1. ## Fill in missing step please!

Hi, I am probably an idiot for missing this but im sick of staring at this problem i thought i would come here to be enlightened. anyways
phase 1
assuming n,m > 0 and real numbers and m > n
$\frac{1}{2^n}\left(1+\frac{1}{2}+...+\frac{1}{2^{m-n-1}}\right)$
phase 2
$\frac{1}{2^n}\cdot\frac{\left(1-(\frac{1}{2})^{m-n-1+1}\right)}{1-\frac{1}{2}}$

there are all equal statements im told, but I have no clue the 'trick' to widdle this down from phase 1 to phase 2. thanks in advance

2. Let $S = 1 + r + r^2 + \cdots + r^n$. Then $1+rS = 1 + r + r^2 + \cdots + r^n + r^{n+1} = S + r^{n+1}$ and rearranging gives $S = {1-r^{n+1}\over1-r}$. Use this (with r=1/2) to get from phase 1 to phase 2.

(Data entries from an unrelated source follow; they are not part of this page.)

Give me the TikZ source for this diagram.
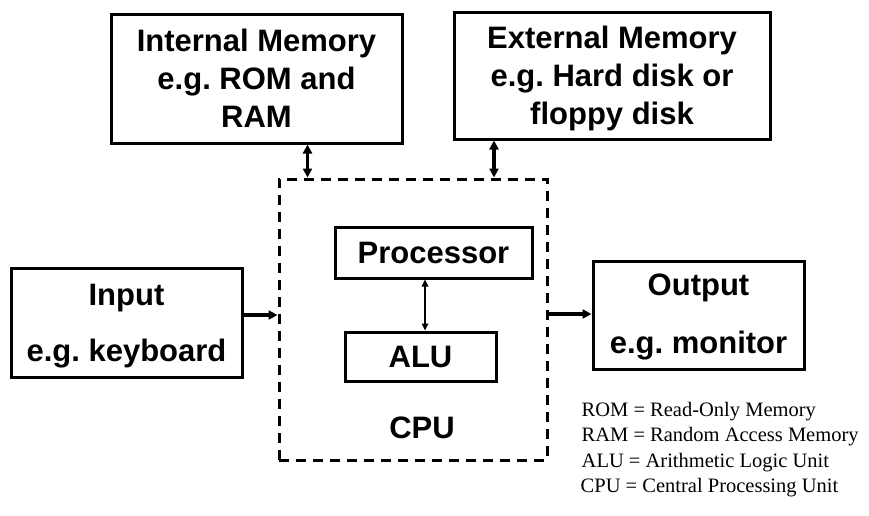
\documentclass[tikz,border=0pt]{standalone}
\usepackage{fontspec}
\setmainfont{Liberation Serif}
\setsansfont{Liberation Sans}
\usetikzlibrary{arrows.meta}

\tikzset{
  unit/.style={draw, line width=3pt, inner sep=0pt, align=center,
    font=\sffamily\bfseries\fontsize{31}{38}\selectfont},
  link/.style={line width=3.2pt, {Triangle[length=9pt,width=9pt]}-{Triangle[length=9pt,width=9pt]}},
  smalllink/.style={line width=1.6pt, {Triangle[length=7pt,width=6.5pt]}-{Triangle[length=7pt,width=6.5pt]}},
  feed/.style={line width=3.2pt, -{Triangle[length=9pt,width=9pt]}},
  abbr/.style={anchor=base west, inner sep=0pt, font=\fontsize{20.5}{24}\selectfont},
}

\begin{document}
\begin{tikzpicture}[x=1pt,y=-1pt]

\useasboundingbox (0,0) rectangle (869,515);

% memories
\node[unit, minimum width=291pt, minimum height=129pt, text depth=0pt] (intmem) at (256.5,78.5)
  {Internal Memory\\e.g.\ ROM and\\RAM};
\node[unit, minimum width=316pt, minimum height=127pt, text depth=0pt] (extmem) at (612,75.5)
  {External Memory\\e.g.\ Hard disk or\\floppy disk};

% cpu
\node[draw, line width=3pt, dash pattern=on 10pt off 7pt, minimum width=268pt, minimum height=281pt] (cpu) at (413,319.5) {};
\node[unit, minimum width=197pt, minimum height=51pt, text depth=0pt] (proc) at (433.5,252.5) {Processor};
\node[unit, minimum width=151pt, minimum height=49pt, text depth=0pt] (alu) at (420.5,356.5) {ALU};
\node[unit, draw=none, text depth=0pt] (cpulabel) at (422,427.5) {CPU};

% input / output
\node[unit, minimum width=231pt, minimum height=109pt, text depth=0pt] (inp) at (126.5,322.5)
  {Input\\[18pt]e.g.\ keyboard};
\node[unit, minimum width=211pt, minimum height=108pt, text depth=3pt] (outp) at (698.5,315)
  {Output\\[20pt]e.g.\ monitor};

\draw[link] ([xshift=51pt]intmem.south) -- ([xshift=51pt]intmem.south |- cpu.north);
\draw[link] ([xshift=-118pt]extmem.south) -- ([xshift=-118pt]extmem.south |- cpu.north);
\draw[smalllink] ([xshift=-8.5pt]proc.south) -- ([xshift=-8.5pt]proc.south |- alu.north);
\draw[feed] ([yshift=7.5pt]inp.east) -- ([yshift=7.5pt]inp.east -| cpu.west);
\draw[feed] ([yshift=1pt]outp.west -| cpu.east) -- ([yshift=1pt]outp.west);

% abbreviations
\node[abbr] (romkey) at (581.5,416.7) {ROM = Read-Only Memory};
\node[abbr] (ramkey) at (581.5,441.7) {RAM = Random Access Memory};
\node[abbr] (alukey) at (581.5,467) {ALU = Arithmetic Logic Unit};
\node[abbr] (cpukey) at (580.5,492.7) {CPU = Central Processing Unit};

\end{tikzpicture}
\end{document}
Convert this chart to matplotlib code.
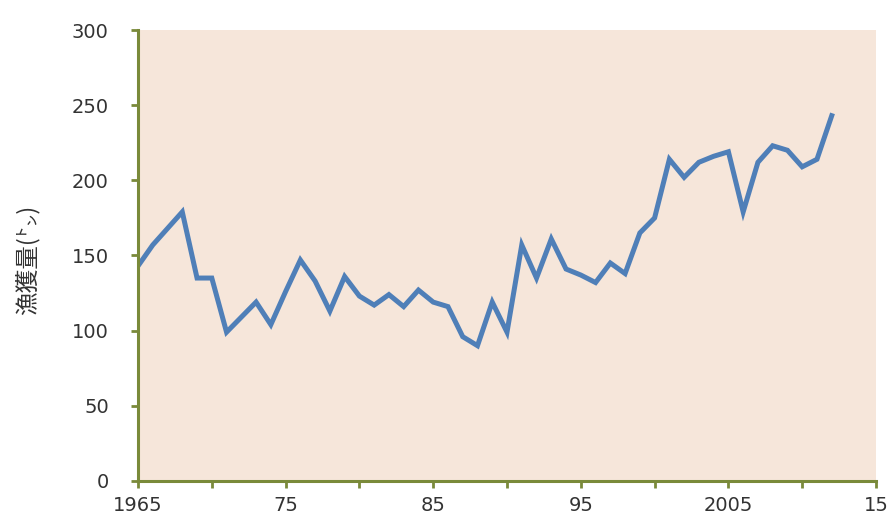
import numpy as np
import matplotlib.pyplot as plt

plt.rcParams['font.family'] = ['Noto Sans CJK JP', 'DejaVu Sans']

years = list(range(1965, 2013))
catch = [143, 157, 168, 179, 135, 135, 99, 109, 119, 104,
         126, 147, 133, 113, 136, 123, 117, 124, 116, 127,
         119, 116, 96, 90, 119, 99, 157, 135, 161, 141,
         137, 132, 145, 138, 165, 175, 214, 202, 212, 216,
         219, 179, 212, 223, 220, 209, 214, 243]

xticks = list(range(1965, 2016, 5))
xlabels = ['1965', '', '75', '', '85', '', '95', '', '2005', '', '15']
yticks = [0, 50, 100, 150, 200, 250, 300]

olive = '#7a8a3a'

fig = plt.figure(figsize=(8.88, 5.21), dpi=100)
ax = fig.add_axes([0.1554, 0.0768, 0.8311, 0.8656])
ax.set_facecolor('#f6e6da')

ax.plot(years, catch, color='#4f7fb8', linewidth=3.6, solid_joinstyle='miter')

ax.set_xlim(1965, 2015)
ax.set_ylim(0, 300)
ax.set_xticks(xticks)
ax.set_xticklabels(xlabels)
ax.set_yticks(yticks)

for s in ['top', 'right']:
    ax.spines[s].set_visible(False)
for s in ['left', 'bottom']:
    ax.spines[s].set_color(olive)
    ax.spines[s].set_linewidth(2.2)

ax.tick_params(axis='both', direction='out', length=5, width=2, color=olive,
               labelsize=14, labelcolor='#333333')
ax.tick_params(axis='x', pad=6)
ax.tick_params(axis='y', pad=16)
for lab in ax.get_xticklabels() + ax.get_yticklabels():
    lab.set_fontfamily('DejaVu Sans')

ax.set_ylabel('漁獲量(㌧)', fontsize=17, color='#333333')
ax.yaxis.set_label_coords(-0.133, 0.49)

fig.savefig('out.png', dpi=100)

3. Originally Posted by fizzle45
Hi, I am probably an idiot for missing this but im sick of staring at this problem i thought i would come here to be enlightened. anyways
phase 1
assuming n,m > 0 and real numbers and m > n
$\frac{1}{2^n}\left(1+\frac{1}{2}+...+\frac{1}{2^{m-n-1}}\right)$
phase 2
$\frac{1}{2^n}\cdot\frac{\left(1-(\frac{1}{2})^{m-n-1+1}\right)}{1-\frac{1}{2}}$

there are all equal statements im told, but I have no clue the 'trick' to widdle this down from phase 1 to phase 2. thanks in advance
If n,m are, in addition, integers, then this is just an application of the formula for the sum of a geometric series:
$1+q+q^2+\cdots+q^N=\frac{1-q^N}{1-q}$
were $q=\frac{1}{2}$ and $N=m-n-1$

4. thank for quick response guys very helpful!